金英哲党副委員長の訪米は何をもたらすか?どうなるトランプ大統領と金正恩党委員長による6.12米朝首脳会談

 このように、金英哲党副委員長は南北交渉の実績を積んだベテランであり、金正恩党委員長の信任も厚い。
 休戦協定締結のためには外交的観点からだけではなく軍事的観点からもアプローチする必要があるため、軍事にも精通している金英哲党副委員長が適任とされたのだろう。
 5月26日の南北首脳会談に金正恩党委員長と同席したことからも、南北交渉、米朝交渉の最前線を任されていることは明らかである。 

 今回ホワイトハウスが今回の会談が重要視したのも、金英哲党副委員長が金正恩党委員長の最側近であり、キーパーソンであるという認識を持っているからなのだろう。

 ちなみに、北朝鮮最高幹部で訪米したのは2000年10月に金正日総書記の特使として訪朝した趙明禄(チョ・ミョンロク)国防委第1副委員長兼軍総政治局長以来18年ぶりとなる。

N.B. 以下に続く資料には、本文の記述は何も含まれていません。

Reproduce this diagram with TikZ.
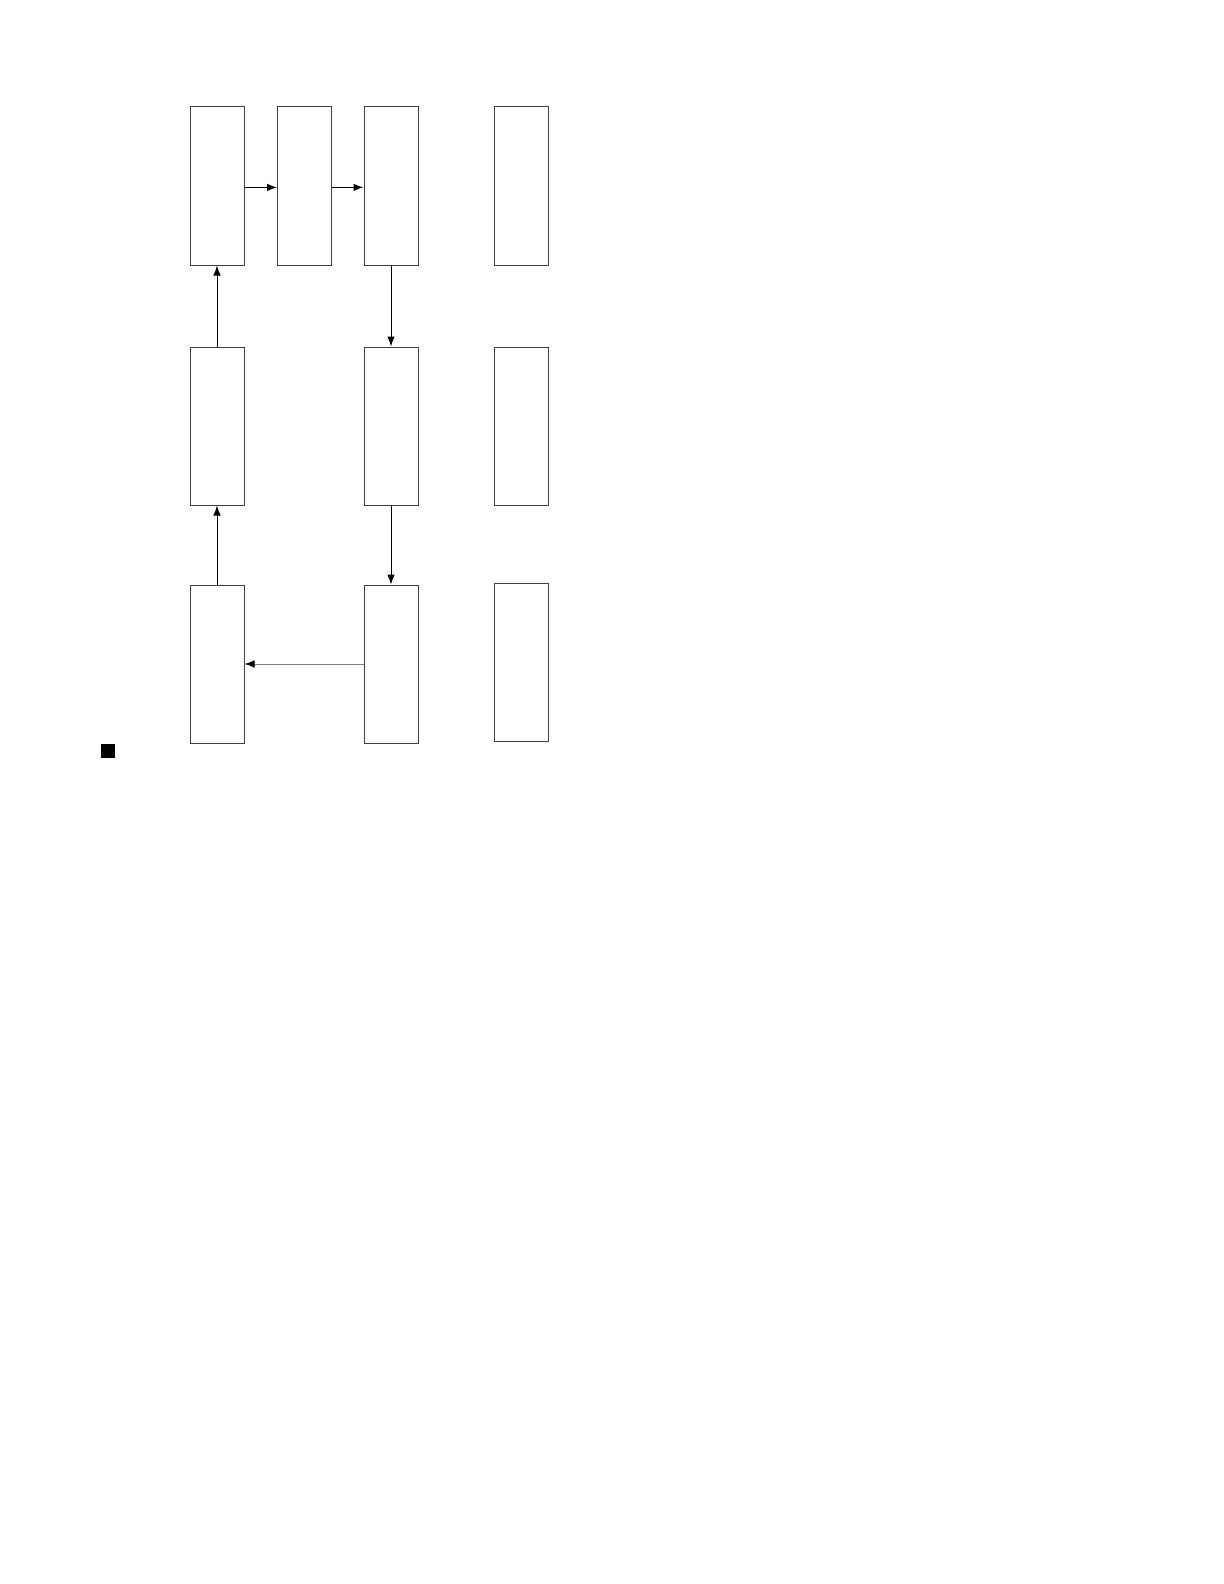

 当時クリントン大統領は、趙明禄第1副委員長の訪朝に非常に驚き、同人が携えてきた金正日総書記からの訪朝を促すメッセージに心が動かされたが、まずは準備が必要としてオルブライト国務長官を平壌に派遣したことは知られている。

 残念ながら、クリントン大統領は在任中に訪朝することはできなかったが、趙明禄訪朝がホワイトハウスに与えた影響は大きかったことは間違いない。

 今回の金英哲訪朝は、ホワイトハウスに何をもたらしたのだろうか。

 金英哲党副委員長の会談後、トランプ大統領が「米朝首脳会談は1回きりでは終わらない」と表明したことは、北朝鮮の核問題が6.12第一回米朝首脳会談での1回のみで解決できるものではないという認識を示すとともに、北朝鮮さえ敵対行動にできなければその後も引き続き対話する意思があることを示したものといえる。

 6.12の米朝首脳会談では、米朝間の敵対関係の解消について合意されることになると思われるが、それ以外にどれ程踏み込んだ内容で合意できるかに注目したい。